**TASK GOAL**: Copy out the data exactly, leaving the pictures behind.

* BEGIN SUPPLIED INFORMATION *

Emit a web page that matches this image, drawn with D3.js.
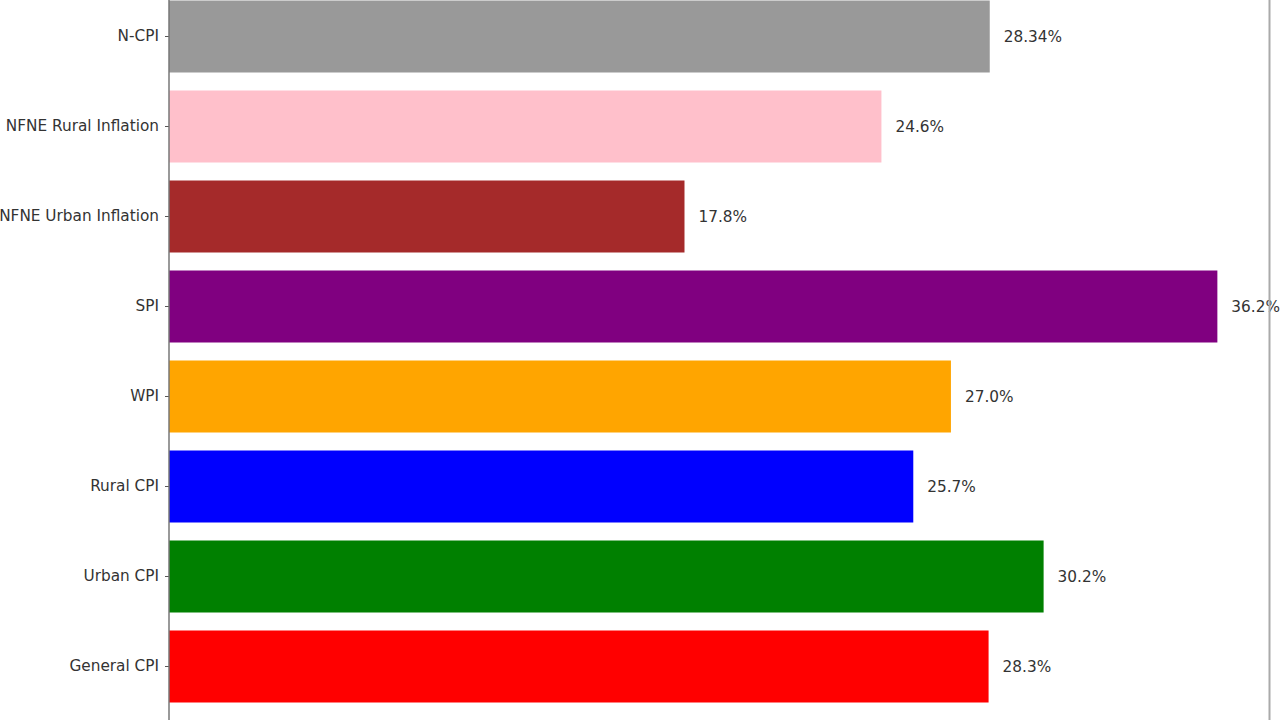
<!DOCTYPE html>
<html><head><meta charset="utf-8">
<script src="https://cdn.jsdelivr.net/npm/d3@7"></script>
<style>body{margin:0;background:#fff}svg{display:block}</style>
</head><body>
<script>
const categories = ["N-CPI","NFNE Rural Inflation","NFNE Urban Inflation","SPI","WPI","Rural CPI","Urban CPI","General CPI"];
const values = [28.34, 24.6, 17.8, 36.2, 27.0, 25.7, 30.2, 28.3];
const valueLabels = ["28.34%","24.6%","17.8%","36.2%","27.0%","25.7%","30.2%","28.3%"];
const colors = ["#999999","#FFC0CB","#A52A2A","#800080","#FFA500","#0000FF","#008000","#FF0000"];

const W=1280,H=720;
const svg=d3.select("body").append("svg").attr("width",W).attr("height",H);
const x=d3.scaleLinear().domain([0,38]).range([169,1269.5]);
const y=d3.scaleBand().domain(categories).range([-8.5,711.5]).paddingInner(0.2).paddingOuter(0.1);

svg.append("g").selectAll("rect").data(categories).join("rect")
  .attr("x",x(0)).attr("y",d=>y(d)).attr("width",(d,i)=>x(values[i])-x(0))
  .attr("height",y.bandwidth()).attr("fill",(d,i)=>colors[i]);

svg.append("g").selectAll("text").data(categories).join("text")
  .attr("x",(d,i)=>x(values[i])+14).attr("y",d=>y(d)+y.bandwidth()/2)
  .attr("dy","0.35em").attr("font-family","DejaVu Sans").attr("font-size",15.3)
  .attr("fill","#333").text((d,i)=>valueLabels[i]);

const ax=svg.append("g").attr("transform",`translate(${x(0)},0)`)
  .call(d3.axisLeft(y).tickSize(4).tickPadding(6));
ax.select(".domain").remove();
ax.selectAll("text").attr("font-family","DejaVu Sans").attr("font-size",15.3).attr("fill","#333");
ax.selectAll("line").attr("stroke","#555");

svg.append("line").attr("x1",x(0)).attr("x2",x(0)).attr("y1",0).attr("y2",H).attr("stroke","#777").attr("stroke-width",1.5);
svg.append("line").attr("x1",x(38)).attr("x2",x(38)).attr("y1",0).attr("y2",H).attr("stroke","#aaa").attr("stroke-width",2);
</script>
</body></html>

* END SUPPLIED INFORMATION *

**ANSWER FOR THIS EXERCISE**:
Emit a web page that matches this image, drawn with D3.js.
<!DOCTYPE html>
<html><head><meta charset="utf-8">
<script src="https://cdn.jsdelivr.net/npm/d3@7"></script>
<style>body{margin:0;background:#fff}svg{display:block}</style>
</head><body>
<script>
const categories = ["N-CPI","NFNE Rural Inflation","NFNE Urban Inflation","SPI","WPI","Rural CPI","Urban CPI","General CPI"];
const values = [28.34, 24.6, 17.8, 36.2, 27.0, 25.7, 30.2, 28.3];
const valueLabels = ["28.34%","24.6%","17.8%","36.2%","27.0%","25.7%","30.2%","28.3%"];
const colors = ["#999999","#FFC0CB","#A52A2A","#800080","#FFA500","#0000FF","#008000","#FF0000"];

const W=1280,H=720;
const svg=d3.select("body").append("svg").attr("width",W).attr("height",H);
const x=d3.scaleLinear().domain([0,38]).range([169,1269.5]);
const y=d3.scaleBand().domain(categories).range([-8.5,711.5]).paddingInner(0.2).paddingOuter(0.1);

svg.append("g").selectAll("rect").data(categories).join("rect")
  .attr("x",x(0)).attr("y",d=>y(d)).attr("width",(d,i)=>x(values[i])-x(0))
  .attr("height",y.bandwidth()).attr("fill",(d,i)=>colors[i]);

svg.append("g").selectAll("text").data(categories).join("text")
  .attr("x",(d,i)=>x(values[i])+14).attr("y",d=>y(d)+y.bandwidth()/2)
  .attr("dy","0.35em").attr("font-family","DejaVu Sans").attr("font-size",15.3)
  .attr("fill","#333").text((d,i)=>valueLabels[i]);

const ax=svg.append("g").attr("transform",`translate(${x(0)},0)`)
  .call(d3.axisLeft(y).tickSize(4).tickPadding(6));
ax.select(".domain").remove();
ax.selectAll("text").attr("font-family","DejaVu Sans").attr("font-size",15.3).attr("fill","#333");
ax.selectAll("line").attr("stroke","#555");

svg.append("line").attr("x1",x(0)).attr("x2",x(0)).attr("y1",0).attr("y2",H).attr("stroke","#777").attr("stroke-width",1.5);
svg.append("line").attr("x1",x(38)).attr("x2",x(38)).attr("y1",0).attr("y2",H).attr("stroke","#aaa").attr("stroke-width",2);
</script>
</body></html>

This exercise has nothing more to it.